TASK PROMPT
Scan the records below for the line with "Output the Python" and the line with "import plotly.graph_objects as go", and retype that range exactly, both ends included, pictures excepted.

DATASET CONTENT

┌──

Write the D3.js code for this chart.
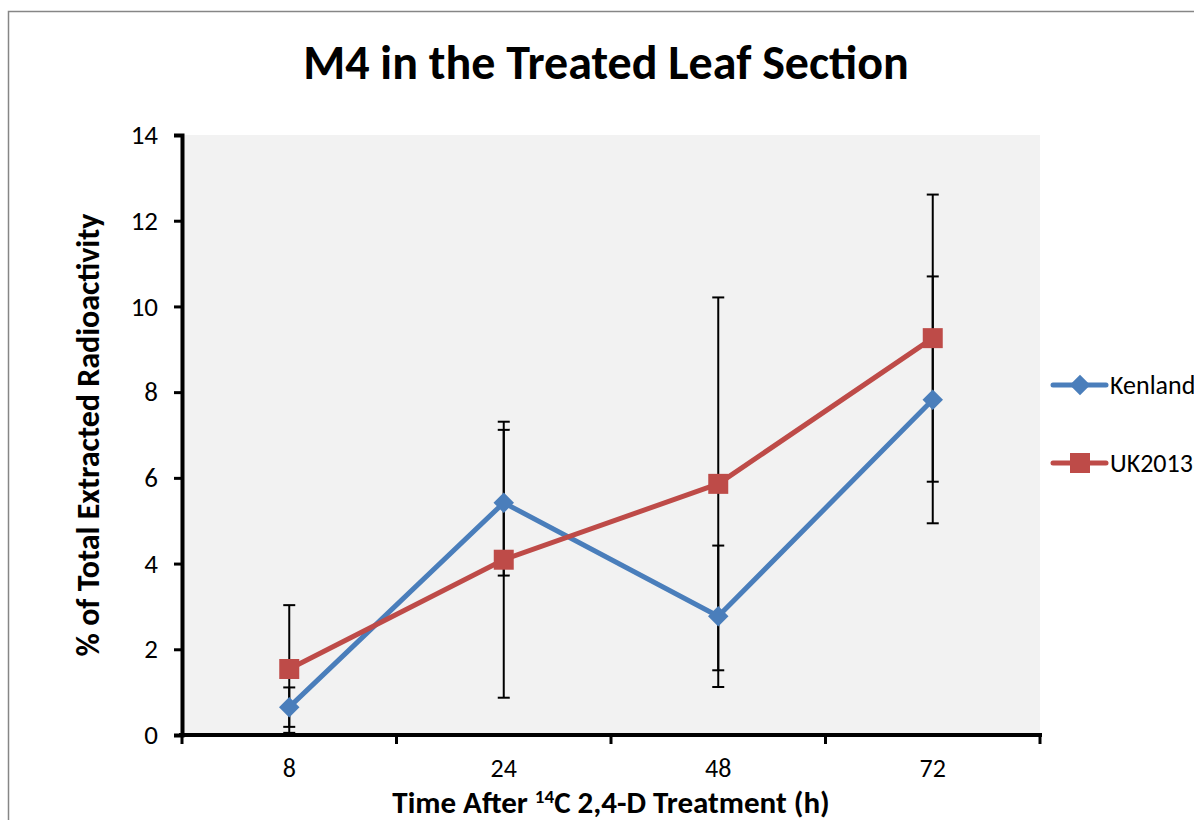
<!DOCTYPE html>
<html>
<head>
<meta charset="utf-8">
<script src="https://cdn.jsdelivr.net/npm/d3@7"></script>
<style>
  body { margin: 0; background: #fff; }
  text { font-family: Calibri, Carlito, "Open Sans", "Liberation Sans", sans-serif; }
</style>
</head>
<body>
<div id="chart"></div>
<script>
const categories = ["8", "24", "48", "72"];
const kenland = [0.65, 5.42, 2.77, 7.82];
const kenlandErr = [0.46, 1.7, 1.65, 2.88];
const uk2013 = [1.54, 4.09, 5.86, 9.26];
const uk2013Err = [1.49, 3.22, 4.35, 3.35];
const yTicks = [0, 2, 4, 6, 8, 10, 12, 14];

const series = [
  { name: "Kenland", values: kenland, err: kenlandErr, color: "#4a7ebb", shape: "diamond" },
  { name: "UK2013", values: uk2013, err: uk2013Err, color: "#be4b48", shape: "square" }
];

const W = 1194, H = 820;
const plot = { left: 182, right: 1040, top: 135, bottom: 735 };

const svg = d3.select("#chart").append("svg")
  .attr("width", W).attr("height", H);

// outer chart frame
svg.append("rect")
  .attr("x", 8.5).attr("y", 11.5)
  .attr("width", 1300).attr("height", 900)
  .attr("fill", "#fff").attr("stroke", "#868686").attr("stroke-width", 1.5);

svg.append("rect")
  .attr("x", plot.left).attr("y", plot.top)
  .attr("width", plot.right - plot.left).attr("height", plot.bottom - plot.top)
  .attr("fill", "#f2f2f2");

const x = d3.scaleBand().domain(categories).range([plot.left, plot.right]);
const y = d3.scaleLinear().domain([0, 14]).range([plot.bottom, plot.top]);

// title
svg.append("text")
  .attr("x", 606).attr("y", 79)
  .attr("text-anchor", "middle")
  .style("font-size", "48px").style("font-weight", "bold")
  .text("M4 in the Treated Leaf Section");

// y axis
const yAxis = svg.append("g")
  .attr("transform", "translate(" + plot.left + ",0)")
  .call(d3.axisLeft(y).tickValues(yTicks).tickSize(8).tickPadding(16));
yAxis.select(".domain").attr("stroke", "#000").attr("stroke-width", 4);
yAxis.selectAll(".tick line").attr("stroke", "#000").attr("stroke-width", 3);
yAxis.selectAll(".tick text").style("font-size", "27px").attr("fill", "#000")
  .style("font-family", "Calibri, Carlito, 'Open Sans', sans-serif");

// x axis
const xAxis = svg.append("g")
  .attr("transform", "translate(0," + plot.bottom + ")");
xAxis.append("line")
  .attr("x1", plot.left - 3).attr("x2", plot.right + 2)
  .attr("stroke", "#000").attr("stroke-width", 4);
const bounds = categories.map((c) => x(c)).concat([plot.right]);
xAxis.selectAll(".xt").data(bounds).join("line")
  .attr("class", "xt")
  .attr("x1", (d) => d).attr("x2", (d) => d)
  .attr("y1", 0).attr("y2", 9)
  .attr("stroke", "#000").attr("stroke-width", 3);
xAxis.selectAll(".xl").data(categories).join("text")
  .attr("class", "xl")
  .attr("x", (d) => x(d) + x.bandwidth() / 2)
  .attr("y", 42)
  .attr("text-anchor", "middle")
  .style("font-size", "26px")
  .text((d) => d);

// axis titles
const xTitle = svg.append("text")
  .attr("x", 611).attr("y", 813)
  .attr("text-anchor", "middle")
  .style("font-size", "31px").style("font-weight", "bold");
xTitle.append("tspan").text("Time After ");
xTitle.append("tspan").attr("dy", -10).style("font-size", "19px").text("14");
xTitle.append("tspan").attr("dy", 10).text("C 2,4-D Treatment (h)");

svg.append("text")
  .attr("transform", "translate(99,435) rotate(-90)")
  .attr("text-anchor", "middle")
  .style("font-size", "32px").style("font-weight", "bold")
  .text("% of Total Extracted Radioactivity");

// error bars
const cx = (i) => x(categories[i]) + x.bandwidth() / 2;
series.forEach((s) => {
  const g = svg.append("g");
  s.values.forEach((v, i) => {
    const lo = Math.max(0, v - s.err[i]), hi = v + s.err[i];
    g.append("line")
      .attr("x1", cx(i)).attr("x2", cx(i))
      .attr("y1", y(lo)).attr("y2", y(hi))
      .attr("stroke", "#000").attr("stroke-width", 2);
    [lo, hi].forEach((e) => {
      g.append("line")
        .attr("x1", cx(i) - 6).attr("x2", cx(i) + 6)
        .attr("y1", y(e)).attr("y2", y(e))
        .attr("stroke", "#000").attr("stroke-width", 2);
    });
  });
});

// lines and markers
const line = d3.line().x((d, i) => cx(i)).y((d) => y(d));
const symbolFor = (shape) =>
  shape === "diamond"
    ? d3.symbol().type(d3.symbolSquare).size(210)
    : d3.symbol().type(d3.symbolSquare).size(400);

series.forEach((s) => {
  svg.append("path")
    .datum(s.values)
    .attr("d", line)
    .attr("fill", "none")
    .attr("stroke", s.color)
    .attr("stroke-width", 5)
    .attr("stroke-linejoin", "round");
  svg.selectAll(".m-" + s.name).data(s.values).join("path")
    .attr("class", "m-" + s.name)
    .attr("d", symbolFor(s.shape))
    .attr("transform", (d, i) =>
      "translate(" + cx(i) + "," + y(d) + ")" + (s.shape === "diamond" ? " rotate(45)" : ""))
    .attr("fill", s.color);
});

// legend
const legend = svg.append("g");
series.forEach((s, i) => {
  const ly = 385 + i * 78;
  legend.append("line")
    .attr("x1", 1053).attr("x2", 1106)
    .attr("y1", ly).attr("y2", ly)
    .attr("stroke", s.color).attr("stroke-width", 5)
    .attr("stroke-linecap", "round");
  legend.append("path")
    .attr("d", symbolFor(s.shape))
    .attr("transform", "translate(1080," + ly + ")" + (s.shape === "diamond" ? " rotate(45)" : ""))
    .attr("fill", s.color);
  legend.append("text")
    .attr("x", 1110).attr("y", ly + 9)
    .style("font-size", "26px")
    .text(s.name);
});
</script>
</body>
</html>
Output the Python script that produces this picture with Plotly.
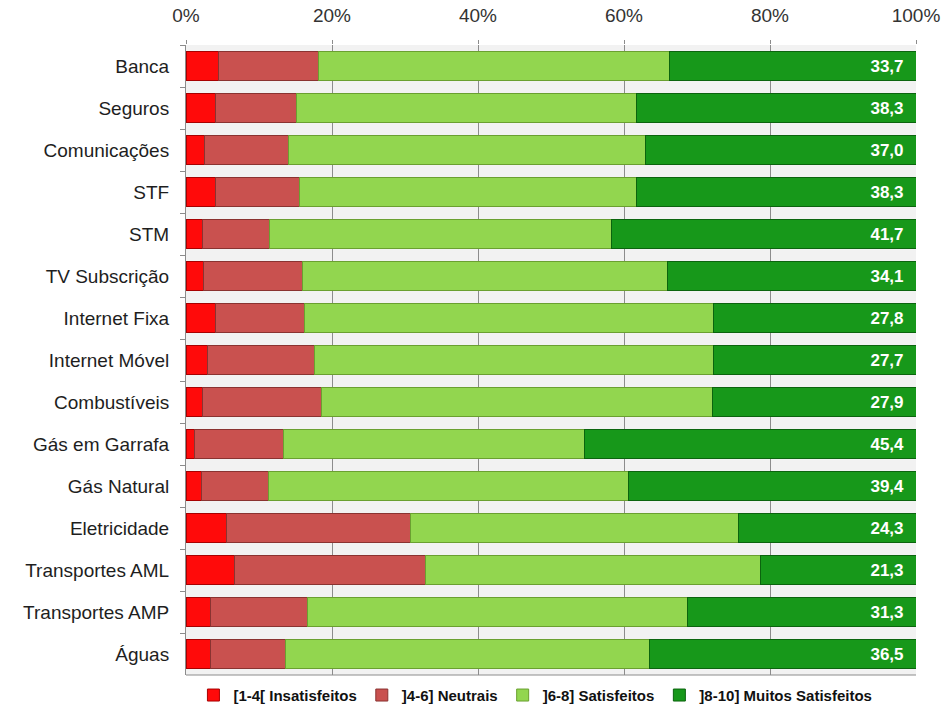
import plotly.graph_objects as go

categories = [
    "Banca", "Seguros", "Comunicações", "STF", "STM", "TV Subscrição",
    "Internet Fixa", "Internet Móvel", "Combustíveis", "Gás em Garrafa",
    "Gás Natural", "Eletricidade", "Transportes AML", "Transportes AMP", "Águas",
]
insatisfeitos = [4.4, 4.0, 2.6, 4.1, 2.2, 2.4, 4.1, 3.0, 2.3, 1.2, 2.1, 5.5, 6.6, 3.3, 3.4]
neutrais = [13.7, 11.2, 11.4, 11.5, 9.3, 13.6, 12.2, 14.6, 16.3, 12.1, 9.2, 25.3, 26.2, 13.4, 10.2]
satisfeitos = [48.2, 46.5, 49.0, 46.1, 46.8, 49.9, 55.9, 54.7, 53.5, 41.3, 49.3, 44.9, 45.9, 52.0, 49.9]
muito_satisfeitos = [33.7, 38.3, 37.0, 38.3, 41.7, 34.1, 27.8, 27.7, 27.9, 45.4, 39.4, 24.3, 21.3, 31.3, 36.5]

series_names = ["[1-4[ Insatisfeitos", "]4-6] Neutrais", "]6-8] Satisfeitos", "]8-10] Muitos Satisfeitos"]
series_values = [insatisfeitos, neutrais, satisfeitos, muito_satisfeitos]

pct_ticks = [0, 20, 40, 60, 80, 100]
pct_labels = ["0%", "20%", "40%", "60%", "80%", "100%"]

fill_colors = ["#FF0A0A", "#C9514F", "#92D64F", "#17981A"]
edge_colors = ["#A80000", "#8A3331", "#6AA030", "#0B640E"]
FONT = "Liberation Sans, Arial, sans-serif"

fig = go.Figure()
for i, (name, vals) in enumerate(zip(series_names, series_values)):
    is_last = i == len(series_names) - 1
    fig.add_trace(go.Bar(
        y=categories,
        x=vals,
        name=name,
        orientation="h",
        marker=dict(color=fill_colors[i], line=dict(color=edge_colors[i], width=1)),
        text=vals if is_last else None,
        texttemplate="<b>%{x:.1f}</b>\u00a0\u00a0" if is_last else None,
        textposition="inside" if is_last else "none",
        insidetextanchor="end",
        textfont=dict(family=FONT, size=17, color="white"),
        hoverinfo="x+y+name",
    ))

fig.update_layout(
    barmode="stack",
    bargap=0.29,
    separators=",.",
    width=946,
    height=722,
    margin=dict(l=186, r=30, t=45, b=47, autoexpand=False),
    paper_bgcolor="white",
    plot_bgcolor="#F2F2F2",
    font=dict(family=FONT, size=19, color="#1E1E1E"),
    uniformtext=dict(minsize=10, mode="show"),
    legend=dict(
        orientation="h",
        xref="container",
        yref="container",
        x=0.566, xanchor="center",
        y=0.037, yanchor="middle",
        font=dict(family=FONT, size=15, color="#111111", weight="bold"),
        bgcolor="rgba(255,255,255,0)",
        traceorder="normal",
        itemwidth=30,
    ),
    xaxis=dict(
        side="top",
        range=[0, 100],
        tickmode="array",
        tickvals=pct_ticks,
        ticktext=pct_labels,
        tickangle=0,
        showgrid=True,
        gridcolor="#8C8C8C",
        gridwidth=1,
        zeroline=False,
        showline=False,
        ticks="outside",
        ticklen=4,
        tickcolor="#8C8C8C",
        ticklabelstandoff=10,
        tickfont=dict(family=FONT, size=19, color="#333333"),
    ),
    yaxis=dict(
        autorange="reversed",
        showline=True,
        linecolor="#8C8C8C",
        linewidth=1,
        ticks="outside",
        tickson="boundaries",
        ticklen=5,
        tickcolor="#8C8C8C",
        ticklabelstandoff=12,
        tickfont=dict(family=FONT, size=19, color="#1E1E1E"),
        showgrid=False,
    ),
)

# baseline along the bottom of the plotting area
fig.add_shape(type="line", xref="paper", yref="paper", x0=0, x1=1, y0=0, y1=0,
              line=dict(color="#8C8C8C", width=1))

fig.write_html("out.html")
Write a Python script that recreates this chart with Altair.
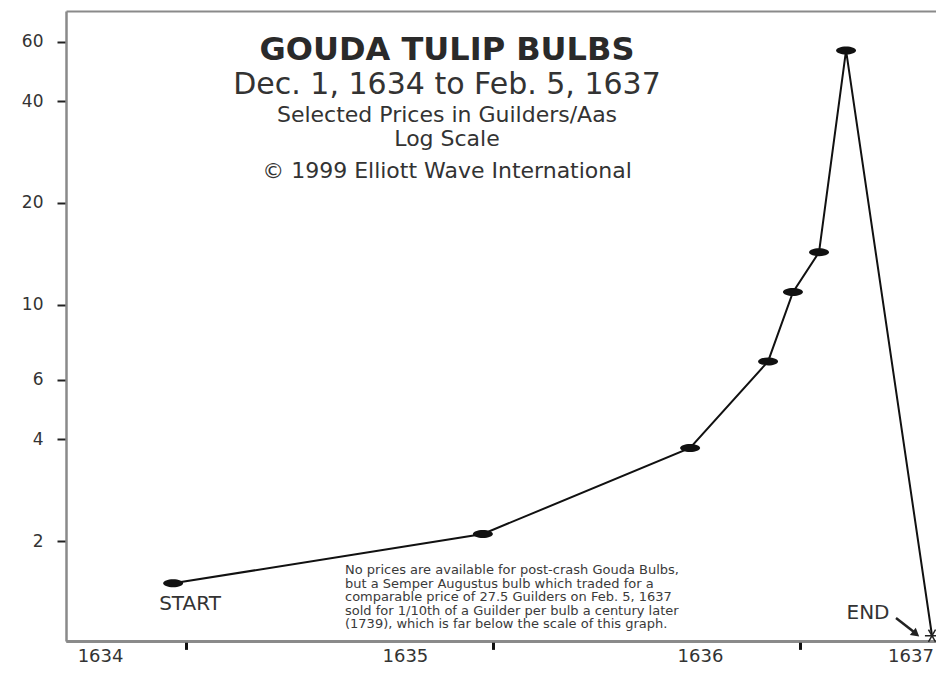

└──

ANSWER
Output the Python script that produces this picture with Plotly.
import plotly.graph_objects as go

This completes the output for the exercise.